Bruno Schick, partner and head of Germany, Austria, Switzerland and emerging Europe at Cinven, said the private equity owners intended to invest in the business to drive growth “both organically and via acquisition.”
The auction leaves Thyssenkrupp with a much-needed cash injection at a time when the once mighty group has accumulated roughly 16 billion euros in debt and pension liabilities, more than twice its current market value.
Pummelled by ill-fated investments, a downturn in the car market, multiple leadership changes and an overly complex group structure that was tackled too late, Thyssenkrupp’s shares trade around 13-year lows.
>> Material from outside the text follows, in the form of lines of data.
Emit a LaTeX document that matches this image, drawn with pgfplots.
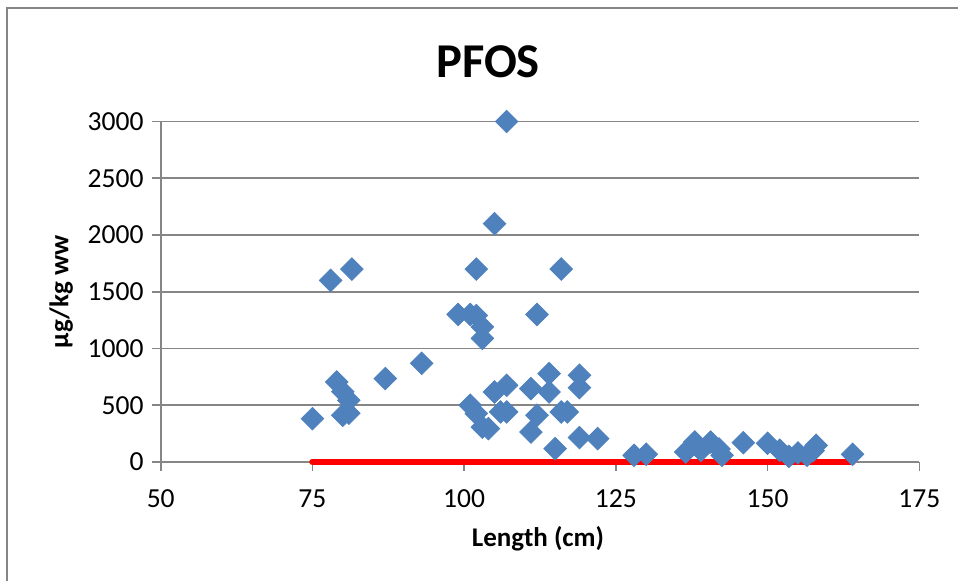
\documentclass[border=0pt]{standalone}
\usepackage{fontspec}
\setmainfont{Carlito}
\usepackage{pgfplots}
\pgfplotsset{compat=1.18}
\definecolor{xlblue}{HTML}{4F81BD}
\definecolor{xlgray}{HTML}{868686}
\begin{document}
\begin{tikzpicture}
\path[use as bounding box] (0,0) rectangle (354.81pt,214.81pt);
\draw[xlgray, line width=0.8pt] (2.59pt,-2pt) -- (2.59pt,211.85pt) -- (357pt,211.85pt);
\begin{axis}[
  at={(59.52pt,43.70pt)}, anchor=south west, scale only axis,
  width=280.96pt, height=126.11pt,
  xmin=50, xmax=175, ymin=0, ymax=3000,
  xtick={50,75,100,125,150,175}, ytick={0,500,1000,1500,2000,2500,3000},
  axis x line=bottom, axis y line=left,
  axis line style={xlgray, line width=0.6pt, -},
  tick align=outside, major tick length=3.33pt,
  tick style={xlgray, line width=0.6pt},
  ymajorgrids, grid style={xlgray, line width=0.6pt},
  font=\fontsize{10}{12}\selectfont,
  ticklabel style={font=\fontsize{10.2}{12}\selectfont, text=black},
  xticklabel style={yshift=-3.5pt},
  yticklabel style={xshift=0.5pt},
  /pgf/number format/assume math mode=true,
  scaled y ticks=false, /pgf/number format/1000 sep={},
  clip=false,
]
\addplot[red, line width=2.4pt, line cap=round] coordinates {(75,0) (164,0)};
\addplot[only marks, mark=square*, mark size=2.95pt,
  mark options={rotate=45, fill=xlblue, draw=xlblue, line width=0.3pt}]
  table {
x y
75 382
78 1600
81.5 1700
79 705
80 620
81 544
80 412
81 430
87 735
93 870
99 1300
101 1300
102 1290
103 1190
103 1090
102 1700
105 2100
107 3000
116 1700
112 1300
101 500
102 427
103 308
104 294
105 617
107 676
106 441
107 441
111 647
114 779
114 617
112 412
111 264
116 441
117 441
119 764
119 655
115 118
119 215
122 206
128 59
130 68
136.5 88
138 176
139 103
140.6 176
142.5 59
142 115
146 170
150 165
152 103
153.5 50
155 80
156.5 59
158 147
157.5 100
164 68
};
\end{axis}
\node[anchor=base, font=\fontsize{18}{21}\selectfont\bfseries] at (180.74pt,185.93pt) {PFOS};
\node[anchor=base, font=\fontsize{10}{12}\selectfont\bfseries] at (199.26pt,12.59pt) {Length (cm)};
\node[anchor=base, rotate=90, font=\fontsize{10}{12}\selectfont\bfseries] at (25.3pt,106.76pt) {µg/kg ww};
\end{tikzpicture}
\end{document}
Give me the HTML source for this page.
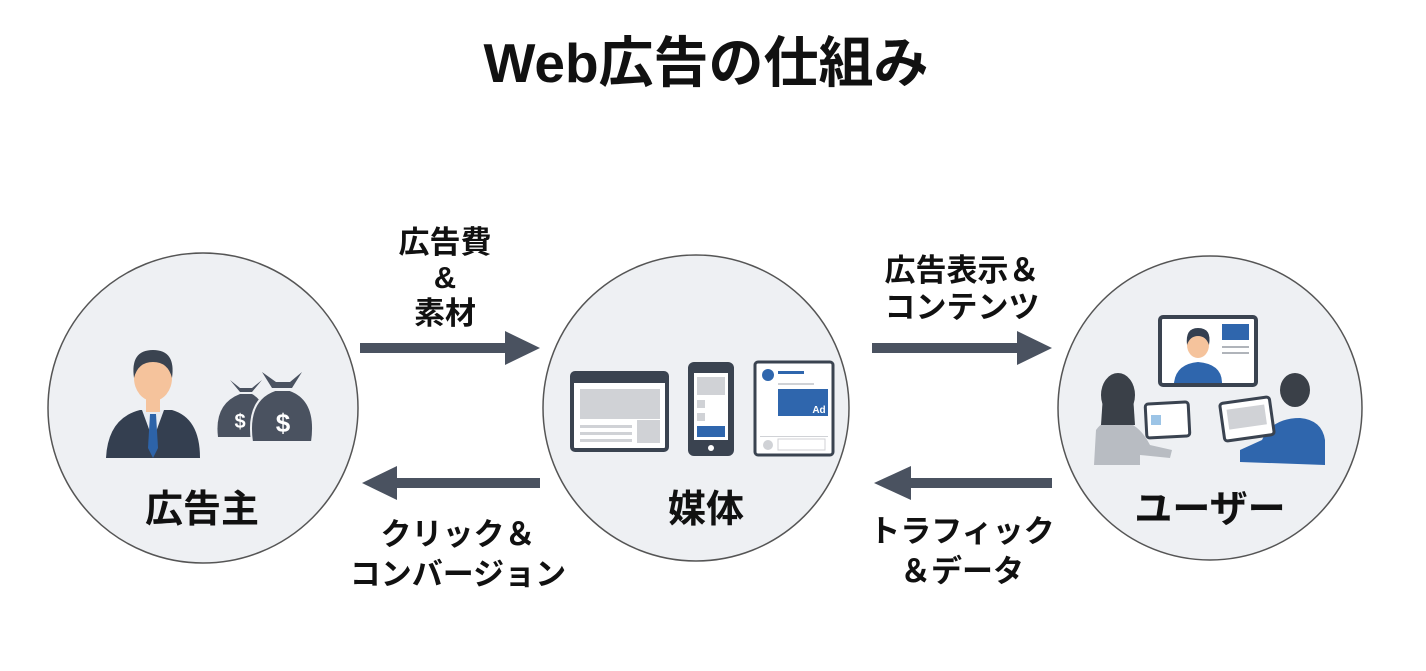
<!DOCTYPE html>
<html><head><meta charset="utf-8"><style>
html,body{margin:0;padding:0;background:#fff;}
svg{display:block;}
text{font-family:"Liberation Sans","Noto Sans CJK JP",sans-serif;font-weight:bold;fill:#111;text-anchor:middle;}
</style></head><body>
<svg width="1426" height="671" viewBox="0 0 1426 671" xmlns="http://www.w3.org/2000/svg">
<rect width="1426" height="671" fill="#fff"/>
<text x="706" y="82" font-size="55">Web広告の仕組み</text>

<circle cx="203" cy="408" r="155" fill="#eef0f3" stroke="#555" stroke-width="1.5"/>
<circle cx="696" cy="408" r="153" fill="#eef0f3" stroke="#555" stroke-width="1.5"/>
<circle cx="1210" cy="408" r="152" fill="#eef0f3" stroke="#555" stroke-width="1.5"/>

<g fill="#4a5260">
<rect x="360" y="343" width="150" height="10"/><polygon points="505,331 540,348 505,365"/>
<rect x="392" y="478" width="148" height="10"/><polygon points="397,466 362,483 397,500"/>
<rect x="872" y="343" width="150" height="10"/><polygon points="1017,331 1052,348 1017,365"/>
<rect x="906" y="478" width="146" height="10"/><polygon points="911,466 874,483 911,500"/>
</g>

<g font-size="31">
<text x="445" y="253">広告費</text>
<text x="445" y="288">&amp;</text>
<text x="445" y="324">素材</text>
<text x="962" y="281">広告表示＆</text>
<text x="962" y="318">コンテンツ</text>
<text x="458" y="545">クリック＆</text>
<text x="458" y="585">コンバージョン</text>
<text x="962" y="542">トラフィック</text>
<text x="962" y="582">＆データ</text>
</g>

<g font-size="38">
<text x="202" y="522">広告主</text>
<text x="706" y="522">媒体</text>
<text x="1210" y="522">ユーザー</text>
</g>

<g>
<path d="M106,458 Q108,418 140,410 L172,410 Q200,418 200,458 Z" fill="#343f50"/>
<polygon points="142,410 153,440 164,410" fill="#e8ecf2"/>
<polygon points="150,414 156,414 158,448 153,458 148,448" fill="#2d63a8"/>
<rect x="146" y="396" width="14" height="16" fill="#f5c39c"/>
<ellipse cx="153" cy="378" rx="19" ry="23" fill="#f5c39c"/>
<path d="M134,378 Q130,350 153,350 Q176,350 172,378 Q168,362 153,362 Q138,362 134,378 Z" fill="#3a4350"/>
<path d="M218,437 Q214,404 240,394 L252,394 Q270,404 266,437 Z" fill="#4a5260"/>
<polygon points="230,380 240,388 252,388 262,380 252,392 240,392" fill="#4a5260"/>
<text x="240" y="428" font-size="20" style="fill:#fff">$</text>
<path d="M252,442 Q246,400 275,390 L290,390 Q318,400 312,442 Z" fill="#4a5260" stroke="#eef0f3" stroke-width="2"/>
<polygon points="262,372 276,382 290,382 302,372 292,388 272,388" fill="#4a5260"/>
<text x="283" y="432" font-size="26" style="fill:#fff">$</text>
</g>

<g>
<rect x="572" y="373" width="95" height="77" rx="3" fill="#fff" stroke="#3a4350" stroke-width="4"/>
<rect x="572" y="373" width="95" height="10" fill="#3a4350"/>
<rect x="580" y="389" width="80" height="30" fill="#d0d2d6"/>
<rect x="637" y="420" width="23" height="23" fill="#d0d2d6"/>
<rect x="580" y="425" width="52" height="3" fill="#d0d2d6"/><rect x="580" y="432" width="52" height="3" fill="#d0d2d6"/><rect x="580" y="439" width="52" height="3" fill="#d0d2d6"/>
<rect x="688" y="362" width="46" height="94" rx="6" fill="#3a4350"/>
<rect x="694" y="373" width="34" height="67" fill="#fff"/>
<rect x="697" y="377" width="28" height="18" fill="#d0d2d6"/>
<rect x="697" y="400" width="8" height="8" fill="#d0d2d6"/><rect x="697" y="413" width="8" height="8" fill="#d0d2d6"/>
<rect x="697" y="426" width="28" height="11" fill="#2f66ad"/>
<circle cx="711" cy="448" r="3" fill="#fff"/>
<rect x="755" y="362" width="78" height="93" rx="3" fill="#fff" stroke="#3a4350" stroke-width="3"/>
<circle cx="768" cy="375" r="6" fill="#2f66ad"/>
<rect x="778" y="371" width="26" height="3" fill="#2f66ad"/>
<rect x="778" y="383" width="36" height="2" fill="#d0d2d6"/>
<rect x="778" y="389" width="50" height="27" fill="#2f66ad"/>
<text x="819" y="413" font-size="10" style="fill:#fff">Ad</text>
<rect x="760" y="436" width="68" height="1" fill="#d0d2d6"/>
<circle cx="768" cy="445" r="5" fill="#d0d2d6"/>
<rect x="778" y="439" width="47" height="11" fill="#fff" stroke="#d0d2d6"/>
</g>

<g>
<rect x="1160" y="317" width="96" height="68" rx="3" fill="#fff" stroke="#3a4350" stroke-width="4"/>
<rect x="1222" y="324" width="27" height="16" fill="#2f66ad"/>
<rect x="1222" y="346" width="27" height="2" fill="#b0b4ba"/><rect x="1222" y="352" width="27" height="2" fill="#b0b4ba"/>
<path d="M1174,383 Q1176,364 1198,362 Q1222,364 1222,383 Z" fill="#2f66ad"/>
<ellipse cx="1198" cy="345" rx="11" ry="13" fill="#f5c39c"/>
<path d="M1187,345 Q1185,328 1198,328 Q1212,328 1209,345 Q1206,336 1198,336 Q1190,336 1187,345Z" fill="#343f50"/>
<path d="M1094,465 L1096,430 Q1104,418 1122,420 Q1140,425 1150,445 L1172,450 L1170,458 L1140,455 L1140,465 Z" fill="#b8bcc2"/>
<ellipse cx="1118" cy="395" rx="17" ry="22" fill="#3a4048"/>
<path d="M1103,395 L1101,425 L1135,425 L1133,395 Z" fill="#3a4048"/>
<rect x="1146" y="403" width="43" height="34" rx="3" fill="#fff" stroke="#3a4350" stroke-width="3" transform="rotate(-3 1167 420)"/>
<rect x="1151" y="415" width="10" height="10" fill="#9cc4e6"/>
<path d="M1240,462 L1240,450 L1262,440 Q1272,418 1300,418 Q1322,420 1325,440 L1325,465 Z" fill="#2f66ad"/>
<rect x="1222" y="400" width="50" height="38" rx="3" fill="#fff" stroke="#3a4350" stroke-width="3" transform="rotate(-8 1247 419)"/>
<rect x="1228" y="407" width="38" height="20" fill="#d0d2d6" transform="rotate(-8 1247 419)"/>
<ellipse cx="1295" cy="390" rx="15" ry="17" fill="#3a4048"/>
</g>
</svg>
</body></html>
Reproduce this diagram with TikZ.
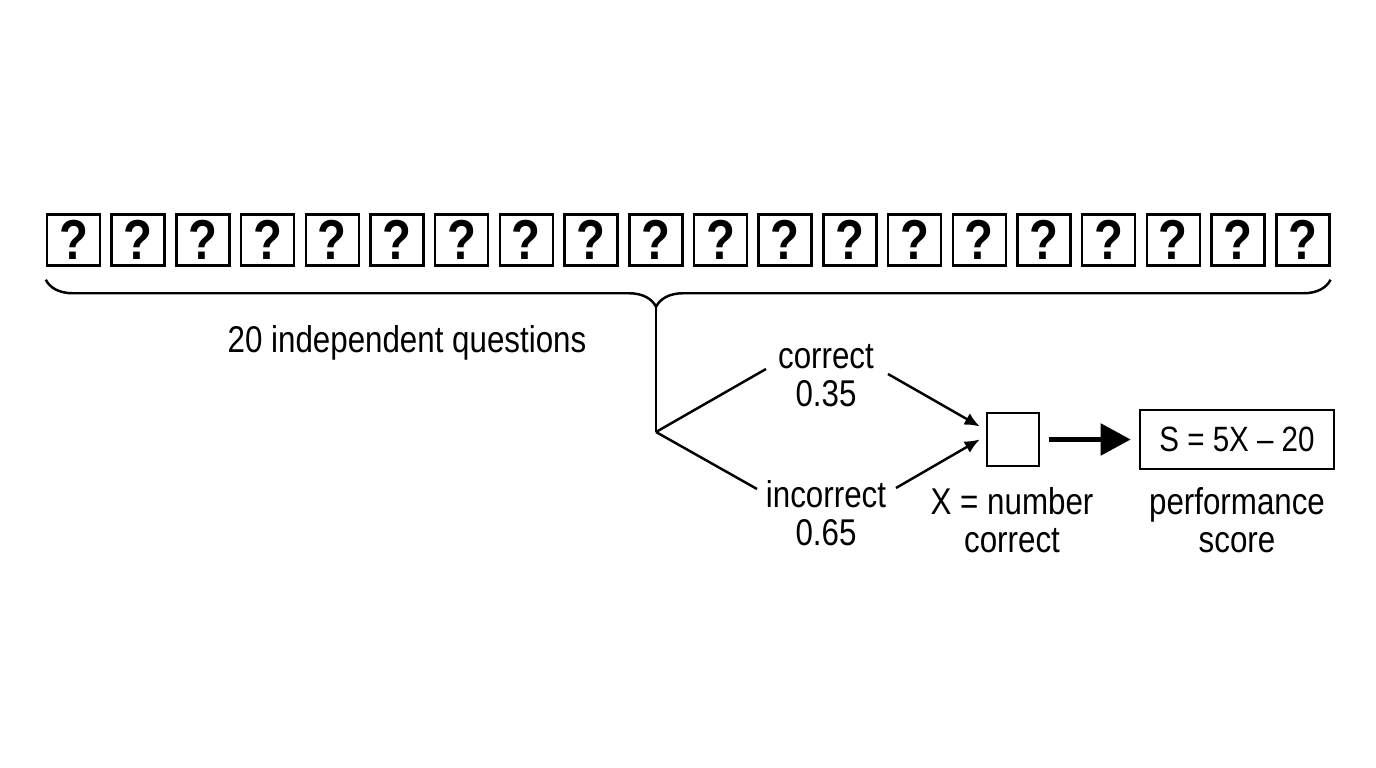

“The board now has the task to quickly use the proceeds in a targeted way to make sure the company can develop successfully,” said the Alfried Krupp von Bohlen und Halbach Foundation, Thyssenkrupp’s largest shareholder.
“Thyssenkrupp must become competitive again and also regain its strength to pay dividends.”
As part of the deal, Thyssenkrupp Elevator will remain based in Germany and equal representation between shareholders and labour representatives will be safeguarded. Jobs and sites will be secure until at least March 31, 2027, union IG Metall said.
Thyssenkrupp will use the funds to cut debt, which will result in a significantly lower annual cash outflow for interest and pension payments, compensating for the loss of cash flow from the elevator business.
Funds will also be used to support Thyssenkrupp’s other struggling divisions, including steel, plant building and car parts. The group will unveil exact plans for distribution in May.
“Each of the businesses has the potential for a fast and fundamental improvement,” said Lars Foerberg, co-founder of Cevian Capital, Thyssenkrupp’s second-largest shareholder.
“Now there needs to be full focus on making them operationally strong and fit for the future.”